Des ascenseurs valléens pour régénérer les hameaux
La vallée de la Guisane part de Briançon et traverse plusieurs stations de ski : La Salle les Alpes, Serre-Chevalier, Monêtier-les-Bains… Un projet de voie douce est actuellement porté par la communauté de communes pour favoriser les déplacements à pied et à vélo entre ces stations. Cependant, les villages et hameaux en surplomb restent isolés et mal connectés au réseau de mobilité territoriale.

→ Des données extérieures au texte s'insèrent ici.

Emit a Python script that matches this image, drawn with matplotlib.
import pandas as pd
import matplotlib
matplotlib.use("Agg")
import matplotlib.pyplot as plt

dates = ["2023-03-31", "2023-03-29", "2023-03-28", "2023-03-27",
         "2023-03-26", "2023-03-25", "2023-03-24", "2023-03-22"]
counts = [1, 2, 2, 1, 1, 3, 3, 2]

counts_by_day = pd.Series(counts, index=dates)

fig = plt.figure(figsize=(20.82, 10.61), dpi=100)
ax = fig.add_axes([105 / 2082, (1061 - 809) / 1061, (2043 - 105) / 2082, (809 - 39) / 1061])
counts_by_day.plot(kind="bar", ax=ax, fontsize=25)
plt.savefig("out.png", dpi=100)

Pourtant, ces villages représentent un potentiel. Dans la perspective d’une diversification touristique, ils recèlent d’un « petit patrimoine » méconnu (anciens lavoirs, moulins, fours…) qui mériterait d’être revalorisé et rendu accessible. Certaines de ces communes sont force de proposition pour renforcer leur attractivité : il existe effectivement un réseau d’équipements socio-culturels qui ponctue la vallée (cf. lieux de culture sur le plan relief). Nous proposons de connecter ces hameaux à la voie douce par un système d’ascenseurs valléens, fondé sur le réemploi des remontées mécaniques. Elles facilitent les déplacements des habitants, mais donnent aussi l’occasion aux touristes de visiter les richesses méconnues, d’accéder aux chemins de randonnée et parcours VTT.
Un cyclocable communal pour relier les quartiers
A l’échelle des villes, la forte topographie sépare les quartiers : cela renforce l’usage de la voiture et pénalise les déplacements des personnes fragiles (séniors, personnes à mobilité réduite). C’est le cas de Briançon dont ville haute et ville basse sont séparées par une montée de 600 mètres de long : l’avenue de la République, qui conduit à son centre historique, la Cité Vauban.

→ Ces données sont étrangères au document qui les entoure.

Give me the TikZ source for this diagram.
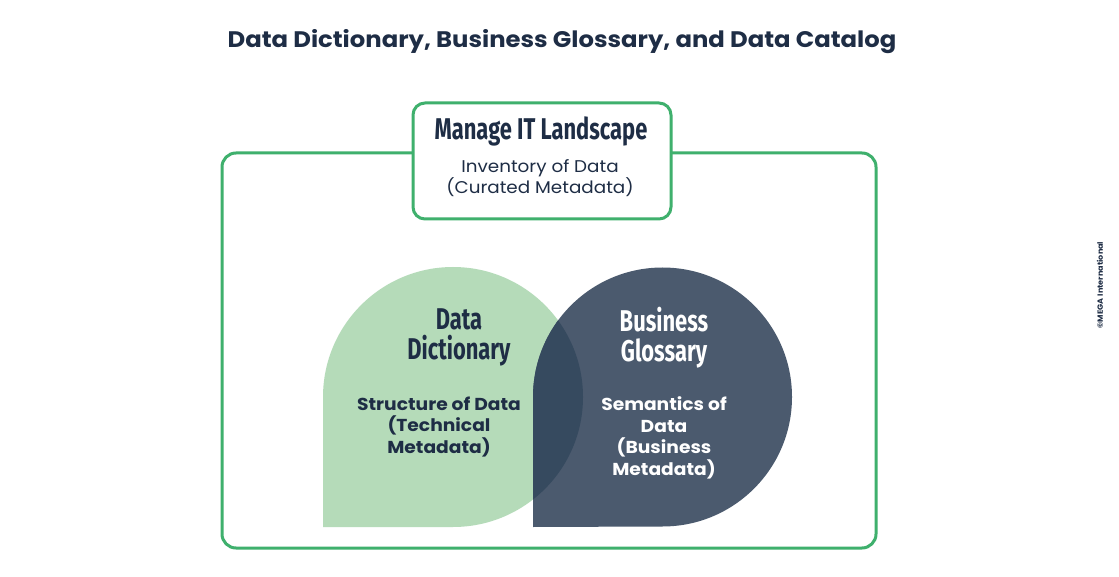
\documentclass[tikz,border=0pt]{standalone}
\usepackage{fontspec}
\setmainfont[FakeStretch=1.08]{Poppins}
\newfontfamily\headfont[FakeStretch=0.73]{Fira Sans}
\begin{document}
\begin{tikzpicture}[x=1pt,y=-1pt,
  navy/.style={text=textnavy},
  frame/.style={draw=framegreen,line width=3pt,rounded corners=14pt},
  head/.style={font=\headfont\fontsize{30}{30}\selectfont\bfseries,align=center},
  body/.style={font=\fontsize{17}{21.5}\selectfont,align=center},
  bodyb/.style={font=\fontsize{17.3}{21.5}\selectfont\bfseries,align=center}]
\definecolor{framegreen}{HTML}{3FB06D}
\definecolor{lightgreen}{HTML}{B5DBB9}
\definecolor{darkslate}{HTML}{4B5A6E}
\definecolor{overlapc}{HTML}{364A5F}
\definecolor{textnavy}{HTML}{1E2D45}
\useasboundingbox (0,0) rectangle (1119,577);
\fill[white] (0,0) rectangle (1119,577);
% title
\node[navy,font=\fontsize{22.5}{24}\selectfont\bfseries] (title) at (562,42) {Data Dictionary, Business Glossary, and Data Catalog};
% outer frame
\draw[frame] (222,153) rectangle (876,548);
% shapes
\fill[lightgreen] (323,397) arc[start angle=180,end angle=450,radius=130] -- (323,527) -- cycle;
\fill[darkslate] (533,397) arc[start angle=180,end angle=450,radius=129.5] -- (533,527) -- cycle;
\begin{scope}
\clip (323,397) arc[start angle=180,end angle=450,radius=130] -- (323,527) -- cycle;
\fill[overlapc] (533,397) arc[start angle=180,end angle=450,radius=129.5] -- (533,527) -- cycle;
\end{scope}
% top box
\draw[frame,rounded corners=12pt,fill=white] (413,103) rectangle (671,219);
\node[navy,head] (mit) at (541,131) {Manage IT Landscape};
\node[navy,body] (inv) at (540,178) {Inventory of Data\\(Curated Metadata)};
% data dictionary
\node[navy,head] (dd) at (459,337.5) {Data\\Dictionary};
\node[navy,bodyb] (dds) at (439,427) {Structure of Data\\(Technical\\Metadata)};
% business glossary
\node[head,text=white] (bg) at (664,337.5) {Business\\Glossary};
\node[bodyb,text=white] (bgs) at (664,438) {Semantics of\\Data\\(Business\\Metadata)};
% copyright
\node[navy,rotate=90,font=\fontsize{7.5}{8}\selectfont\bfseries] (copy) at (1100,285) {©MEGA International};
\end{tikzpicture}
\end{document}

Nous transformons un téléski en cyclocable et y associons un tapis roulant initialement utilisé pour les pistes de luge. De cette manière, chacun peut remonter la pente sans difficulté et accéder aux équipements qui ponctuent l’avenue jusqu’à la Cité Vauban.
Un tiers lieu solidaire pour revitaliser le centre ancien
Comme de nombreux centres anciens, la Cité Vauban compte de nombreux bâtiments vacants. D’un côté, la vacance alimente les représentations négatives du quartier mais, de l’autre, elle crée l’occasion d’inventer de nouveaux programmes et de renouveler les modes d’habiter des centres anciens. A l’heure actuelle, différentes initiatives ont vu le jour dans la Cité, comme un habitat partagé et un coliving -une auberge pour les télétravailleurs.
Dans la continuité de ces projets, nous transformons l’ancienne bibliothèque en tiers lieu solidaire « Chez Albert ». Ce projet est le fruit d’une année d’ateliers participatifs avec les citoyens et la municipalité. Il bénéficie du soutien de l’Agence Nationale de la Cohésion des Territoires, de la Banque des Territoires et de la Fondation Orange. Nous en avons co-conçu la programmation avec les citoyens et la municipalité, fondée sur l’inclusion par le numérique (bibliothèque, ludothèque, fablab, artistes, coworkers).
L’enjeu de ce projet est double. A l’échelle territoriale, il s’agit de renforcer l’attractivité résidentielle du centre ancien et ainsi lutter indirectement contre l’étalement urbain. A l’échelle du bâtiment, il s’agit de démontrer qu’une rénovation écologique facilitant l’accessibilité dans l’ancien est possible.